First, number the coins using Balanced Ternary. This is a ternary numeral system using the digits -, 0, and + to represent -1, 0, and 1.
For the sake of brevity I'm going to illustrate this using 12 coins, but this can be easily extended to larger numbers. Just add more trits to each number. (For example, 120 coins would require 5 trits, corresponding to 5 weighings.)
- 1 = 00+
- 2 = 0+-
- 3 = 0+0
- ...
- 11 = ++-
- 12 = ++0
Each of these can also be inverted by swapping each symbol.
- -1 = 00-
- -2 = 0-+
- -3 = 0-0
- ...
This numbering now tells us where to place the coins.
For the first weighing, put all the coins with a + in their first trit on the right pan, and all the coins with a - in their first trit in the left pan. Leave all the coins with a 0 in their first trit off. Then record the result: if it tips to the left, that's a -. If it tips to the right, that's a +. If it is balanced, that's a 0.
Repeat as many times as necessary, then look at the number you've recorded. With 12 coins there will be three weighings, so the result might be e.g. +-+ (tipped to the right, tipped to the left, tipped to the right). This is the number of the false coin. If it's positive, that coin is heavier. If it's negative, that coin is lighter. If the number is zero, no coin was fake.
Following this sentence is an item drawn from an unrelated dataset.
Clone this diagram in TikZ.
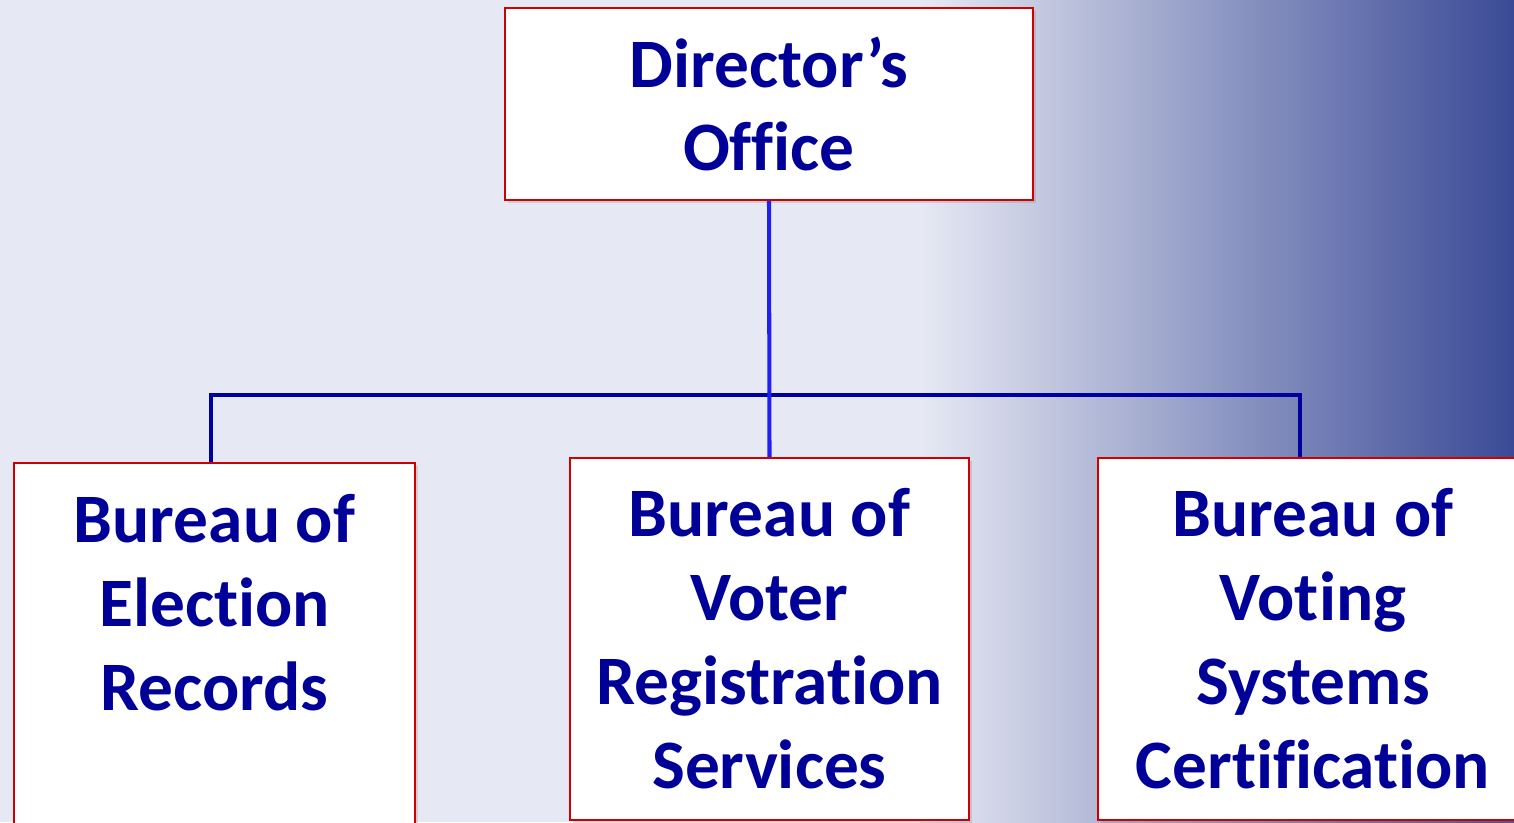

HOWEVER, this doesn't actually work precisely as I have written it. No positive number has a - in its first trit, so the first weighing will have one pan empty. Unless you have a stock of real coins to compare against (a variant of the problem), it won't be a useful measurement.
So we need to invert some of the coins' numbers (so coin 5 might become coin -5), then interpret the result differently if one of these is chosen: a negative number will now mean that the fake coin is heavier, and a positive number that it is lighter.
This is where I got stuck in my own experimentation, but some web research indicates that John Conway came up with a very clever way to determine which ones to flip: go through the coins, and look at the first "change" in the sequence. If it is - to 0, or 0 to +, or + to -, keep it positive. Otherwise, invert that number.
This isn't as elegant as I would like—it feels like there should be some way to decide mathematically which numbers to invert. But for now, that solution is the best I have.